**GIVEN PROBLEM**
Do not copy the pictures; transcribe all other material exactly.

____________

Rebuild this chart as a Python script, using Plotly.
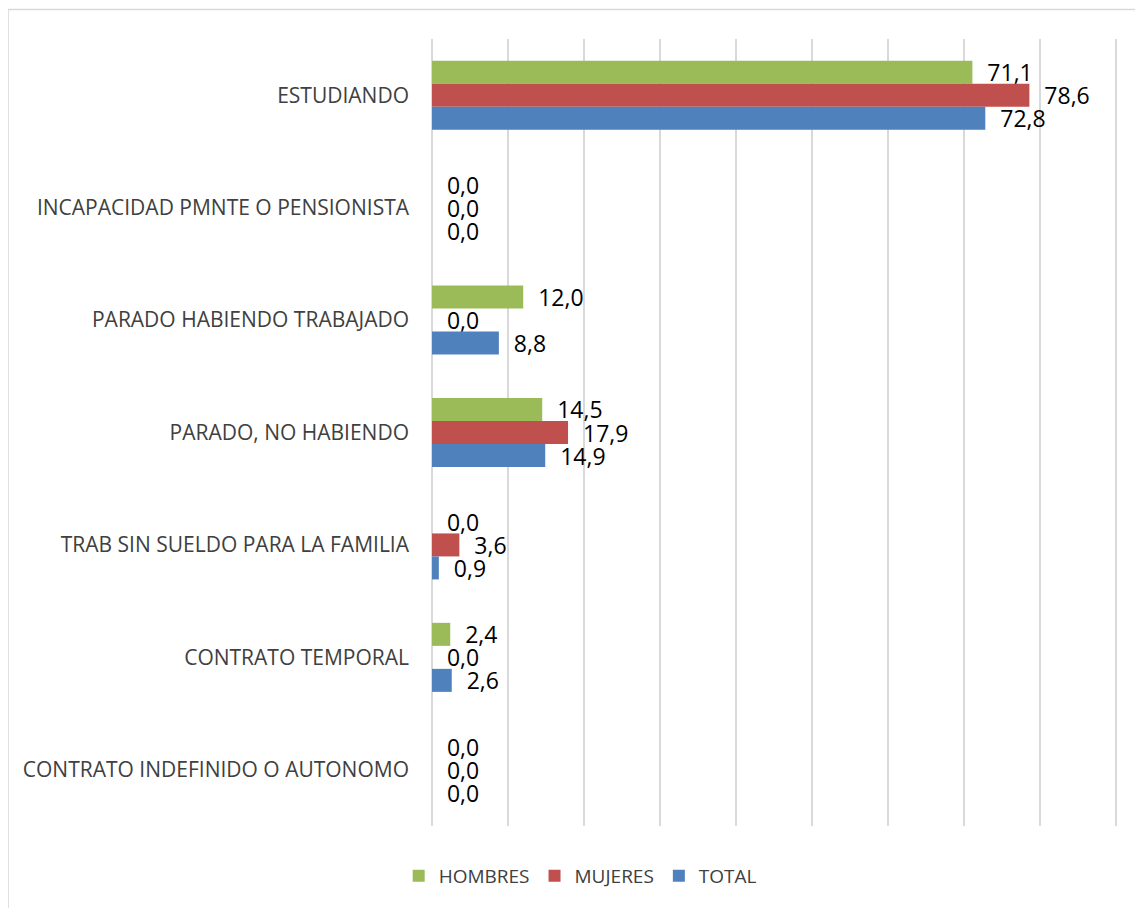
import plotly.graph_objects as go

categories = [
    "ESTUDIANDO",
    "INCAPACIDAD PMNTE O PENSIONISTA",
    "PARADO HABIENDO TRABAJADO",
    "PARADO, NO HABIENDO",
    "TRAB SIN SUELDO PARA LA FAMILIA",
    "CONTRATO TEMPORAL",
    "CONTRATO INDEFINIDO O AUTONOMO",
]
hombres = [71.1, 0.0, 12.0, 14.5, 0.0, 2.4, 0.0]
mujeres = [78.6, 0.0, 0.0, 17.9, 3.6, 0.0, 0.0]
total = [72.8, 0.0, 8.8, 14.9, 0.9, 2.6, 0.0]

series = [
    ("HOMBRES", hombres, "#9BBB59"),
    ("MUJERES", mujeres, "#C0504D"),
    ("TOTAL", total, "#4F81BD"),
]

FONT = "Open Sans"
fig = go.Figure()
for name, vals, color in series:
    fig.add_trace(go.Bar(
        y=categories, x=vals, name=name, orientation="h",
        marker=dict(color=color, line=dict(width=0)),
        text=vals, texttemplate="\u00a0\u00a0%{x:.1f}", textposition="outside",
        textfont=dict(family=FONT, size=23, color="#000000"),
        constraintext="none", cliponaxis=False,
    ))

fig.update_layout(
    width=1135, height=900,
    margin=dict(l=424, r=25, t=31, b=82),
    paper_bgcolor="white", plot_bgcolor="white",
    barmode="group", bargap=0.386, bargroupgap=0,
    separators=",.",
    font=dict(family=FONT, color="#404040"),
    legend=dict(orientation="h", x=0.2160, xanchor="center", y=-0.0635, yanchor="middle",
                font=dict(family=FONT, size=19, color="#404040")),
    xaxis=dict(range=[0, 90.26], tickvals=[0, 10, 20, 30, 40, 50, 60, 70, 80, 90],
               showticklabels=False, showgrid=True,
               gridcolor="#D9D9D9", gridwidth=1.5, zeroline=True,
               zerolinecolor="#D9D9D9", zerolinewidth=1.5, showline=False),
    yaxis=dict(autorange="reversed", showgrid=False, ticks="", ticklabelstandoff=22,
               tickfont=dict(family=FONT, size=21, color="#404040")),
    shapes=[
        dict(type="line", xref="paper", yref="paper", x0=-0.618, x1=1.1, y0=1.0375, y1=1.0375,
             line=dict(color="#D9D9D9", width=1.5)),
        dict(type="line", xref="paper", yref="paper", x0=-0.618, x1=-0.618, y0=1.0375, y1=-0.2,
             line=dict(color="#D9D9D9", width=1.5)),
    ],
)

fig.write_html("out.html")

____________

**PROBLEM SOLUTION**
Rebuild this chart as a Python script, using Plotly.
import plotly.graph_objects as go

categories = [
    "ESTUDIANDO",
    "INCAPACIDAD PMNTE O PENSIONISTA",
    "PARADO HABIENDO TRABAJADO",
    "PARADO, NO HABIENDO",
    "TRAB SIN SUELDO PARA LA FAMILIA",
    "CONTRATO TEMPORAL",
    "CONTRATO INDEFINIDO O AUTONOMO",
]
hombres = [71.1, 0.0, 12.0, 14.5, 0.0, 2.4, 0.0]
mujeres = [78.6, 0.0, 0.0, 17.9, 3.6, 0.0, 0.0]
total = [72.8, 0.0, 8.8, 14.9, 0.9, 2.6, 0.0]

series = [
    ("HOMBRES", hombres, "#9BBB59"),
    ("MUJERES", mujeres, "#C0504D"),
    ("TOTAL", total, "#4F81BD"),
]

FONT = "Open Sans"
fig = go.Figure()
for name, vals, color in series:
    fig.add_trace(go.Bar(
        y=categories, x=vals, name=name, orientation="h",
        marker=dict(color=color, line=dict(width=0)),
        text=vals, texttemplate="\u00a0\u00a0%{x:.1f}", textposition="outside",
        textfont=dict(family=FONT, size=23, color="#000000"),
        constraintext="none", cliponaxis=False,
    ))

fig.update_layout(
    width=1135, height=900,
    margin=dict(l=424, r=25, t=31, b=82),
    paper_bgcolor="white", plot_bgcolor="white",
    barmode="group", bargap=0.386, bargroupgap=0,
    separators=",.",
    font=dict(family=FONT, color="#404040"),
    legend=dict(orientation="h", x=0.2160, xanchor="center", y=-0.0635, yanchor="middle",
                font=dict(family=FONT, size=19, color="#404040")),
    xaxis=dict(range=[0, 90.26], tickvals=[0, 10, 20, 30, 40, 50, 60, 70, 80, 90],
               showticklabels=False, showgrid=True,
               gridcolor="#D9D9D9", gridwidth=1.5, zeroline=True,
               zerolinecolor="#D9D9D9", zerolinewidth=1.5, showline=False),
    yaxis=dict(autorange="reversed", showgrid=False, ticks="", ticklabelstandoff=22,
               tickfont=dict(family=FONT, size=21, color="#404040")),
    shapes=[
        dict(type="line", xref="paper", yref="paper", x0=-0.618, x1=1.1, y0=1.0375, y1=1.0375,
             line=dict(color="#D9D9D9", width=1.5)),
        dict(type="line", xref="paper", yref="paper", x0=-0.618, x1=-0.618, y0=1.0375, y1=-0.2,
             line=dict(color="#D9D9D9", width=1.5)),
    ],
)

fig.write_html("out.html")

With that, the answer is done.